The short story is that while I am very concerned about climate change, I am even more concerned about total civilizational breakdown when the power grid goes down. That the power grid will go down within the next few decades is a near certainty – not because of high energy prices, but because high energy prices cause recessions, which cause deflationary spirals, which cause commodity prices including energy to drop to a point where oil companies can no longer profitably drill and refine.

We’re already there, in fact. Oil companies are ceasing to be profitable and are cutting costs everywhere they can. Fracking firms are mostly in the red and are only staying in business because banks have been far more lenient with them than they typically are with homeowners on a mortgage.

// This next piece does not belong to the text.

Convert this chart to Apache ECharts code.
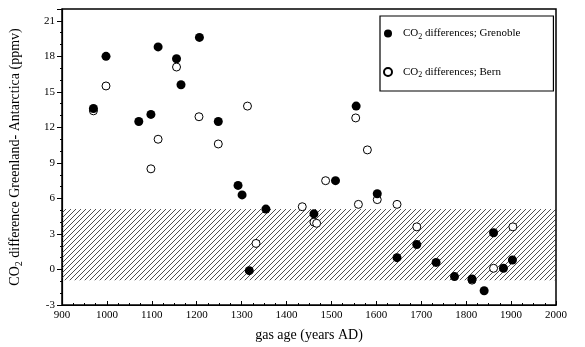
<!DOCTYPE html>
<html><head><meta charset="utf-8">
<script src="https://cdn.jsdelivr.net/npm/echarts@6/dist/echarts.min.js"></script>
<style>html,body{margin:0;padding:0;background:#fff}#c{width:585px;height:347px}</style>
</head><body><div id="c"></div>
<script>
// Tick labels / axis
const xTicks = [900,1000,1100,1200,1300,1400,1500,1600,1700,1800,1900,2000];
const yTicks = [-3,0,3,6,9,12,15,18,21];
// Grenoble (filled circles)
const grenobleYear = [970, 998, 1071, 1098, 1114, 1155, 1165, 1206, 1248, 1292, 1301, 1317, 1354, 1461, 1509, 1555, 1602, 1646, 1690, 1733, 1774, 1813, 1840, 1861, 1883, 1903];
const grenobleVal  = [13.6, 18.0, 12.5, 13.1, 18.8, 17.8, 15.6, 19.6, 12.5, 7.1, 6.3, -0.1, 5.1, 4.7, 7.5, 13.8, 6.4, 1.0, 2.1, 0.6, -0.6, -0.8, -1.8, 3.1, 0.1, 0.8];
// Bern (open circles)
const bernYear = [970, 998, 1098, 1114, 1155, 1205, 1248, 1313, 1332, 1435, 1461, 1467, 1487, 1554, 1560, 1580, 1602, 1646, 1690, 1813, 1861, 1904];
const bernVal  = [13.4, 15.5, 8.5, 11.0, 17.1, 12.9, 10.6, 13.8, 2.2, 5.3, 4.0, 3.9, 7.5, 12.8, 5.5, 10.1, 5.9, 5.5, 3.6, -0.9, 0.1, 3.6];
// Hatched band
const bandLow = -0.9, bandHigh = 5.1;

const nameG = 'CO2 differences; Grenoble';
const nameB = 'CO2 differences; Bern';
const font = "'Liberation Serif','DejaVu Serif',serif";

function hatch(){
  const s = 5, cv = document.createElement('canvas');
  cv.width = s; cv.height = s;
  const ctx = cv.getContext('2d');
  ctx.strokeStyle = '#222'; ctx.lineWidth = 0.8;
  [0, s, 2*s].forEach(c => {
    ctx.beginPath(); ctx.moveTo(c - s, s); ctx.lineTo(c, 0); ctx.stroke();
  });
  return cv;
}

const chart = echarts.init(document.getElementById('c'), null, {renderer:'canvas'});
chart.setOption({
  animation:false,
  backgroundColor:'#fff',
  grid:{left:58, right:29, top:9, bottom:42, show:true, borderColor:'#000', borderWidth:1.5, backgroundColor:'transparent'},
  legend:{
    orient:'vertical', left:380, top:16,
    data:[nameG, nameB],
    icon:'circle', itemWidth:8, itemHeight:8, itemGap:26,
    borderColor:'#000', borderWidth:1.2, padding:[12, 33, 12, 3],
    formatter: n => n.replace('CO2','CO{s|2}'),
    textStyle:{fontFamily:font, fontSize:11, color:'#000', padding:[0,0,0,6],
      rich:{s:{fontFamily:font, fontSize:8, color:'#000', verticalAlign:'bottom', padding:[6,0,0,0]}}}
  },
  xAxis:{
    type:'value', min:xTicks[0], max:xTicks[xTicks.length-1], interval:100,
    name:'gas age (years AD)', nameLocation:'middle', nameGap:23,
    nameTextStyle:{fontFamily:font, fontSize:14, color:'#000'},
    axisLine:{show:true, onZero:false, lineStyle:{color:'#000', width:1.2}},
    axisTick:{show:true, inside:true, length:4, lineStyle:{color:'#000'}},
    minorTick:{show:true, splitNumber:4, length:2, lineStyle:{color:'#000'}},
    splitLine:{show:false},
    axisLabel:{fontFamily:font, fontSize:11, color:'#000', margin:5, formatter: v => String(v)}
  },
  yAxis:{
    type:'value', min:yTicks[0], max:22, interval:3,
    name:'CO{s|2} difference Greenland- Antarctica (ppmv)', nameLocation:'middle', nameGap:38,
    nameTextStyle:{fontFamily:font, fontSize:14, color:'#000',
      rich:{s:{fontFamily:font, fontSize:10, color:'#000', verticalAlign:'bottom', padding:[8,0,0,0]}}},
    axisLine:{show:true, onZero:false, lineStyle:{color:'#000', width:1.2}},
    axisTick:{show:true, inside:false, length:5, lineStyle:{color:'#000'}},
    minorTick:{show:true, splitNumber:3, length:2, lineStyle:{color:'#000'}},
    splitLine:{show:false},
    axisLabel:{fontFamily:font, fontSize:11, color:'#000', margin:7, showMaxLabel:false}
  },
  series:[
    {
      name:nameB, type:'scatter', z:2,
      symbol:'circle', symbolSize:8,
      itemStyle:{color:'#fff', borderColor:'#000', borderWidth:1, opacity:1},
      data: bernYear.map((x,i)=>[x, bernVal[i]]),
      markArea:{silent:true,
        itemStyle:{color:{image:hatch(), repeat:'repeat'}, borderWidth:0},
        data:[[{xAxis:xTicks[0], yAxis:bandLow},{xAxis:xTicks[xTicks.length-1], yAxis:bandHigh}]]}
    },
    {
      name:nameG, type:'scatter', z:3,
      symbol:'circle', symbolSize:9,
      itemStyle:{color:'#000', opacity:1},
      data: grenobleYear.map((x,i)=>[x, grenobleVal[i]])
    }
  ]
});
</script></body></html>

So if the pipeline could have kept energy prices down at all, it would have been a good thing. Renewables are always high cost*, so they increase the average price of energy which brings us closer to the recession from which we won’t be able to recover. Then billions die either through violence or starvation because our society creates a large proportion of its food calories directly from fossil fuels.

On the upside, the collapse of civilization would slow AGW/climate change. But I don’t think the price is right.

*Before you cite the price per watt of solar, please bear in mind I’m talking about system-wide costs. Solar is intermittent, but grids can’t be intermittent. Fossil fuel-powered generators are needed to even out the contribution from intermittent sources, so that extra capacity needs to be written into the cost of renewables at which point renewables stop being cost effective.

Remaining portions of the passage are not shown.